In early February, I was summoned to Indianapolis since my friend Jim Williams named me as personal representative of his estate. So, I spent a week in Indiana sorting out all his affairs, arranging a house sale and dealing with multiple issues throughout most of the year. At the close of 2015, Jim’s estate had yet to be closed, so much of those unfinished responsibilities carried over to the following year. As for radio, we printed a whole new batch of advertising and promotional material for Chinamerica Radio. It’s now been several years since we first put the station in the marketplace for radio ads. Experts say it takes 5-7 years for new businesses to become profitable. If so, then we are getting close. At least the advertisers we’ve been courting for several years recognize that we’re still here, very visible in the community, and apparently here to stay.
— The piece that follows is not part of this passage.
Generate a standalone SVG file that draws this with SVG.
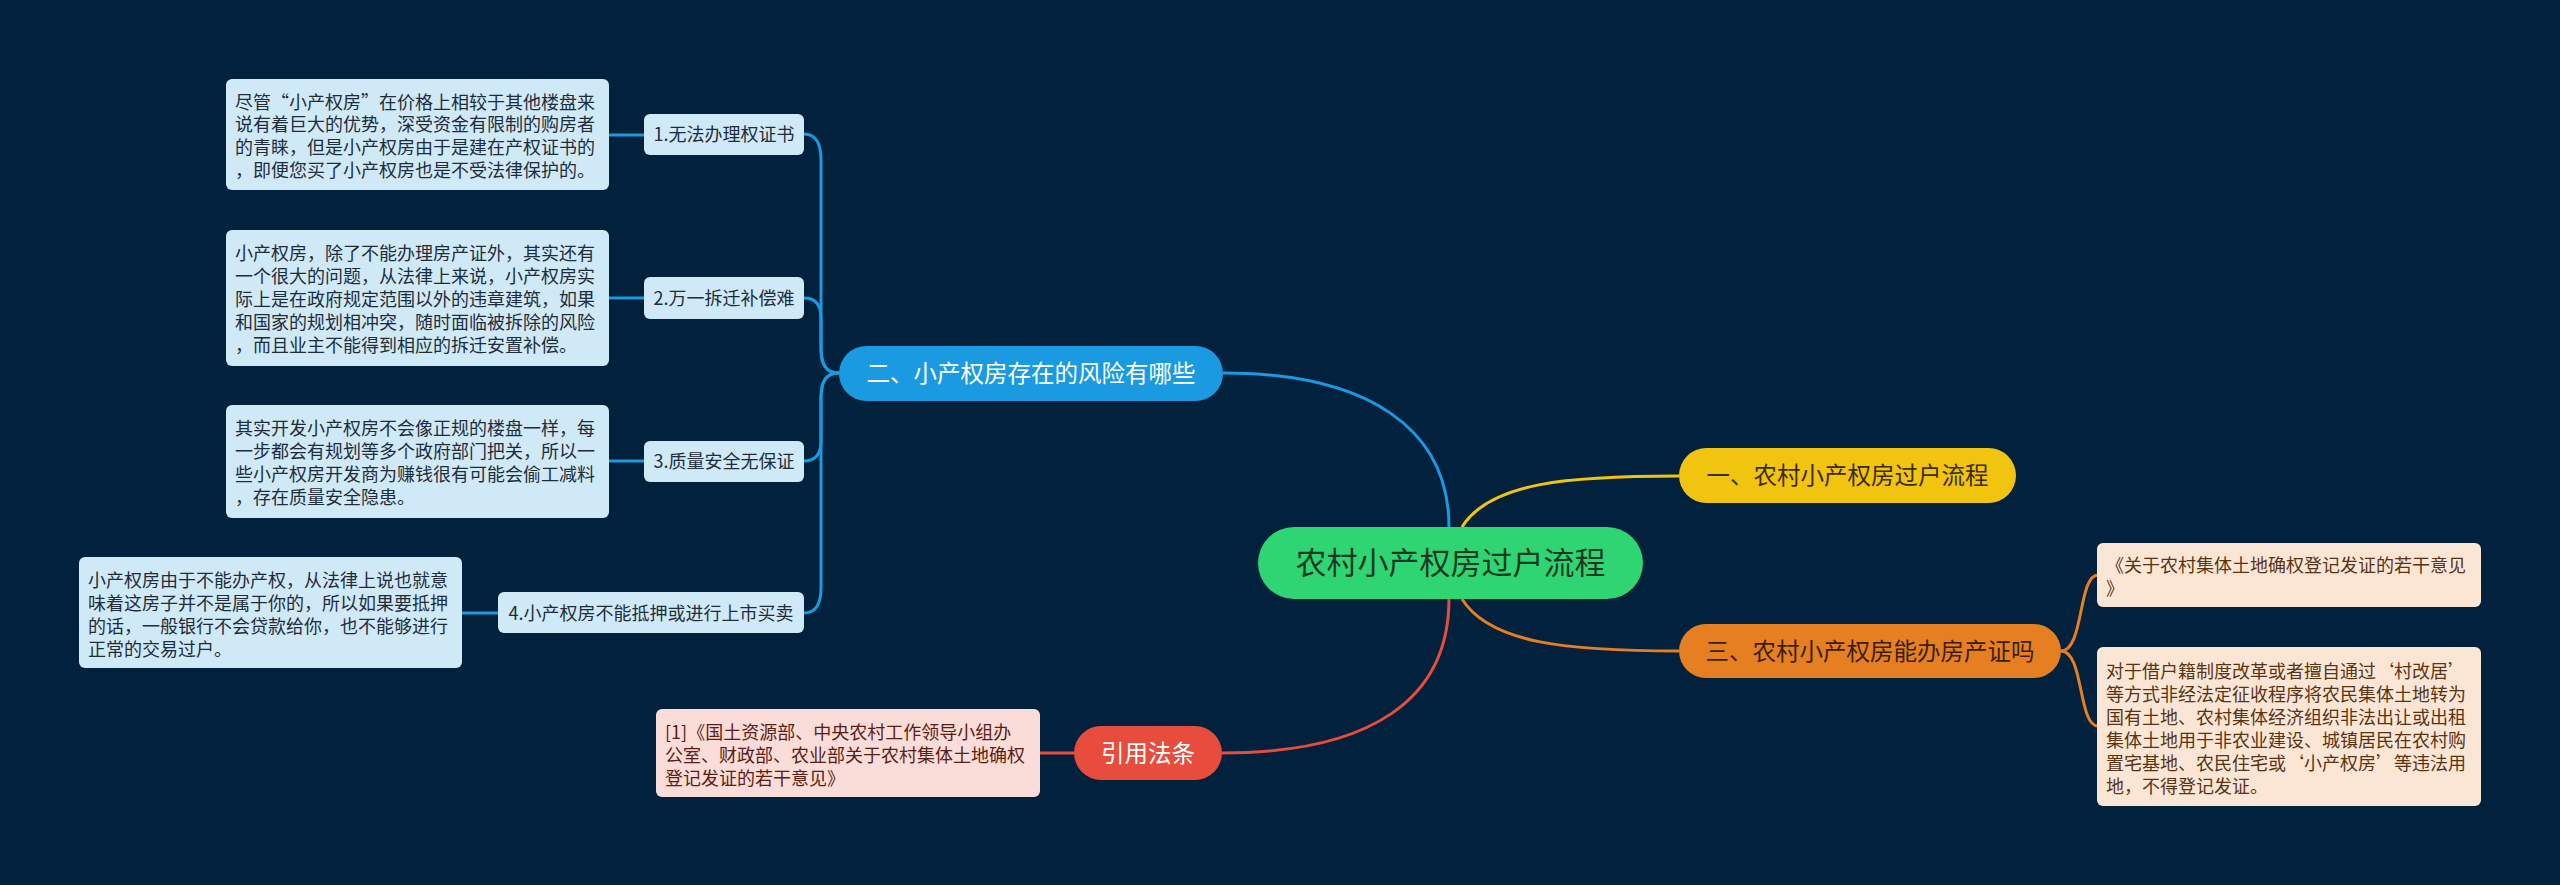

We received the ACE Community Service Award from the Chinatown Business Improvement District for our work on the annual Asian Pacific American Heritage Celebration, so it’s always nice to receive some recognition. I believe that this will also develop more credibility and confidence in us in the eyes of advertisers. In the meantime, the commercial ad revenue for The Country Oldies Show has improved over 2014 and we continue to promote the show and add new affiliates. I also was invited to speak at two sessions of the Michigan Association of Broadcasters annual MichMAB conference in Lansing. It’s my third time working with MAB. We also attended the NGLCC National Conference in Ft. Lauderdale in August where I had an opportunity to meet with a variety of corporate Diversity officers regarding consideration for advertising with Chinamerica Radio. During 2015, our studio served triple-duty, functioning not only as the HQ for Chinamerica Radio and The Country Oldies Show, but also on nights and weekends, talented opera singer Alejandro Salvia used our studio space for rehearsing and teaching. At any given time you could enter our MOR Media studio and hear either Mandarin & Cantonese pop songs, classic Country, or Verdi & Rossini.